The USGA and R&A released their long-awaited Distance Insight Project report on Tuesday, analysing the long ball’s influence – in the past, present and projected future – on the sport. The summary and its associated papers serve as a conversation starter rather than a bill of solutions, but their tone is quite clear: The increases must stop.

“We believe that golf will best thrive over the next decades and beyond if this continuing cycle of ever-increasing hitting distances and golf course lengths is brought to an end,” the report’s 16-page “Conclusions” document reads. “Longer distances, longer courses, playing from longer tees and longer times to play are taking golf in the wrong direction and are not necessary to make golf challenging, enjoyable or sustainable in the future. In reaching this conclusion, our focus is forward-looking with a goal of building on the strengths of the game today while taking steps to alter the direction and impacts of hitting distances in the best interests of its long-term future.”

To drive home this sentiment, part of the evidence the governing bodies pointed to was the driving distances on golf’s professional tours over the past two decades. More specifically, the surge in those figures.

And just what were those specific gains that tour pros made?
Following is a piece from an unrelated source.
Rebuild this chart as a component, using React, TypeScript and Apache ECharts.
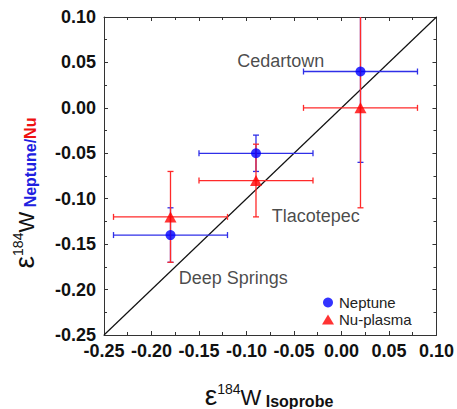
import React, { useEffect, useRef } from "react";
import * as echarts from "echarts";

// ---- data ----
const xIsoprobe = [-0.18, -0.09, 0.02];
const xIsoprobeErr = [0.06, 0.06, 0.06];
const neptuneY = [-0.14, -0.05, 0.04];
const neptuneYErr = [0.03, 0.02, 0.1];
const nuPlasmaY = [-0.12, -0.08, 0.0];
const nuPlasmaYErr = [0.05, 0.04, 0.11];
const sampleNames = ["Deep Springs", "Tlacotepec", "Cedartown"];
const sampleLabelX = [-0.114, -0.027, -0.064];
const sampleLabelY = [-0.187, -0.119, 0.052];
const axisMin = -0.25;
const axisMax = 0.1;
const axisStep = 0.05;
const oneToOne = [
  [-0.25, -0.25],
  [0.1, 0.1],
];

const FONT = "'Liberation Sans', Arial, sans-serif";
const BLUE = "#0000ff";
const RED = "#ff0000";
const BLUE_BAR = "#2f2fe8";
const RED_BAR = "#ff2a2a";

function errBarSeries(ys: number[], yErr: number[], color: string) {
  return {
    type: "custom",
    clip: true,
    encode: { x: 0, y: 1 },
    data: xIsoprobe.map((x, i) => [x, ys[i], xIsoprobeErr[i], yErr[i]]),
    renderItem: (params: any, api: any) => {
      const x = api.value(0);
      const y = api.value(1);
      const xe = api.value(2);
      const ye = api.value(3);
      const cs = params.coordSys;
      const l = api.coord([x - xe, y]);
      const r = api.coord([x + xe, y]);
      const b = api.coord([x, y - ye]);
      const t = api.coord([x, y + ye]);
      const c = 3;
      const style = { stroke: color, lineWidth: 1.3 };
      const children: any[] = [
        { type: "line", shape: { x1: l[0], y1: l[1], x2: r[0], y2: r[1] }, style },
        { type: "line", shape: { x1: l[0], y1: l[1] - c, x2: l[0], y2: l[1] + c }, style },
        { type: "line", shape: { x1: r[0], y1: r[1] - c, x2: r[0], y2: r[1] + c }, style },
      ];
      const topY = Math.max(t[1], cs.y);
      const botY = Math.min(b[1], cs.y + cs.height);
      children.push({ type: "line", shape: { x1: t[0], y1: topY, x2: b[0], y2: botY }, style });
      if (t[1] >= cs.y) {
        children.push({ type: "line", shape: { x1: t[0] - c, y1: t[1], x2: t[0] + c, y2: t[1] }, style });
      }
      if (b[1] <= cs.y + cs.height) {
        children.push({ type: "line", shape: { x1: b[0] - c, y1: b[1], x2: b[0] + c, y2: b[1] }, style });
      }
      return { type: "group", children };
    },
    z: 3,
  };
}

const fmt = (v: number) => (Math.abs(v) < 1e-9 ? "0.00" : v.toFixed(2));

const titleRich = {
  e: { fontFamily: FONT, fontSize: 28, fill: "#111", lineHeight: 30, verticalAlign: "bottom" },
  s: { fontFamily: FONT, fontSize: 14, fill: "#111", lineHeight: 30, verticalAlign: "top", padding: [3, 0, 0, 0] },
  w: { fontFamily: FONT, fontSize: 22, fill: "#111", lineHeight: 30, verticalAlign: "bottom", padding: [0, 0, 1, 0] },
  b: { fontFamily: FONT, fontSize: 16, fontWeight: "bold", fill: "#2020e0", lineHeight: 30, verticalAlign: "bottom" },
  r: { fontFamily: FONT, fontSize: 16, fontWeight: "bold", fill: "#ee1111", lineHeight: 30, verticalAlign: "bottom" },
  k: { fontFamily: FONT, fontSize: 16, fontWeight: "bold", fill: "#111", lineHeight: 30, verticalAlign: "bottom" },
};

export default function App() {
  const ref = useRef<HTMLDivElement>(null);
  useEffect(() => {
    if (!ref.current) return;
    const chart = echarts.init(ref.current, undefined, { renderer: "svg" });
    const axisCommon = {
      type: "value",
      min: axisMin,
      max: axisMax,
      interval: axisStep,
      splitLine: { show: false },
      axisLine: { show: true, onZero: false, lineStyle: { color: "#333", width: 1 } },
      axisTick: { show: true, inside: true, length: 4, lineStyle: { color: "#333" } },
      minorTick: { show: true, splitNumber: 2, length: 3, lineStyle: { color: "#333" } },
    };
    const labelStyle = {
      fontFamily: FONT,
      fontSize: 18,
      fontWeight: "bold",
      color: "#111",
      formatter: fmt,
      showMinLabel: true,
      showMaxLabel: true,
    };
    chart.setOption({
      animation: false,
      backgroundColor: "#fff",
      grid: { left: 104, right: 20, top: 17, bottom: 74 },
      xAxis: [
        { ...axisCommon, position: "bottom", axisLabel: { ...labelStyle, margin: 7 } },
        { ...axisCommon, position: "top", axisLabel: { show: false } },
      ],
      yAxis: [
        { ...axisCommon, position: "left", axisLabel: { ...labelStyle, margin: 8 } },
        { ...axisCommon, position: "right", axisLabel: { show: false } },
      ],
      legend: {
        orient: "vertical",
        left: 317,
        top: 290,
        itemWidth: 12,
        itemHeight: 10,
        itemGap: 2,
        itemTextGap: 10,
        textStyle: { fontFamily: FONT, fontSize: 15, color: "#222" },
        data: [
          { name: "Neptune", icon: "circle" },
          { name: "Nu-plasma", icon: "triangle" },
        ],
      },
      series: [
        {
          type: "line",
          data: oneToOne,
          symbol: "none",
          lineStyle: { color: "#111", width: 1.2 },
          z: 2,
          silent: true,
        },
        errBarSeries(neptuneY, neptuneYErr, BLUE_BAR),
        errBarSeries(nuPlasmaY, nuPlasmaYErr, RED_BAR),
        {
          name: "Neptune",
          type: "scatter",
          symbol: "circle",
          symbolSize: 10,
          itemStyle: { color: BLUE },
          data: xIsoprobe.map((x, i) => [x, neptuneY[i]]),
          z: 4,
        },
        {
          name: "Nu-plasma",
          type: "scatter",
          symbol: "triangle",
          symbolSize: [12, 11],
          itemStyle: { color: RED },
          data: xIsoprobe.map((x, i) => [x, nuPlasmaY[i]]),
          z: 5,
        },
        {
          name: "labels",
          type: "scatter",
          symbolSize: 1,
          itemStyle: { color: "rgba(0,0,0,0)" },
          silent: true,
          label: {
            show: true,
            position: "inside",
            formatter: (p: any) => p.name,
            fontFamily: FONT,
            fontSize: 18,
            color: "#1a1a1a",
            textBorderWidth: 0,
          },
          data: sampleNames.map((n, i) => ({ name: n, value: [sampleLabelX[i], sampleLabelY[i]] })),
          z: 6,
        },
      ],
      graphic: [
        {
          type: "text",
          x: 269,
          y: 394,
          style: {
            text: "{e|ε}{s|184}{w|W}{k| Isoprobe}",
            align: "center",
            verticalAlign: "middle",
            rich: titleRich,
          },
        },
        {
          type: "text",
          x: 23,
          y: 193,
          rotation: Math.PI / 2,
          style: {
            text: "{e|ε}{s|184}{w|W}{b| Neptune/}{r|Nu}",
            align: "center",
            verticalAlign: "middle",
            rich: titleRich,
          },
        },
      ],
    });
    return () => chart.dispose();
  }, []);
  return (
    <div
      ref={ref}
      style={{ position: "fixed", left: 0, top: 0, width: 457, height: 409 }}
    />
  );
}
Since 2003 – the year after the USGA and R&A released the Joint Statement of Principles as a notice that they would be monitoring more closely the effects of advancing equipment technology on the game – distance on the PGA Tour has jumped 7.6 yards. On the Korn Ferry Tour, the rise has been 10.5 yards spike, while the European Tour has seen an 8.5-yard increase.The Conclusions document further explains that the driving distance average for the 20 longest hitters on the PGA Tour and European Tour had reached 310 yards, and that the average driving distance overall for the combined tours was 294 yards. Since 2013, that average has increased “at a rate of about one yard per year.”
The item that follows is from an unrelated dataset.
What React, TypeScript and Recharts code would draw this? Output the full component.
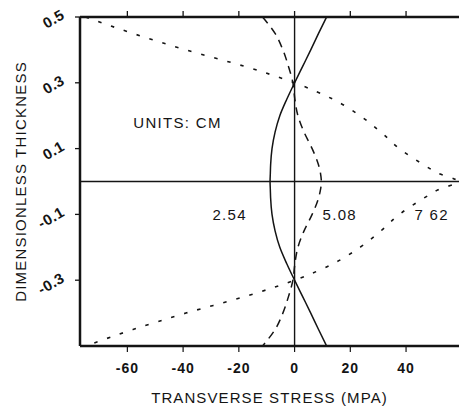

Also of note is the increase in ball speed. Since 2007, ball speed has jumped 4.9 mph, with average clubhead speed rising 1.7 mph.

What the professional circuits do with this information is speculative, although the PGA Tour told Golf Digest’s Mike Stachura on Tuesday that, “The R&A and the USGA are our partners, and the PGA Tour will continue to collaborate with them. We believe the game is best served when all are working in a unified way. … The PGA Tour is committed to ensuring any future solutions identified benefit the game as a whole without negatively impacting the Tour, its players or our fans’ enjoyment of our sport.”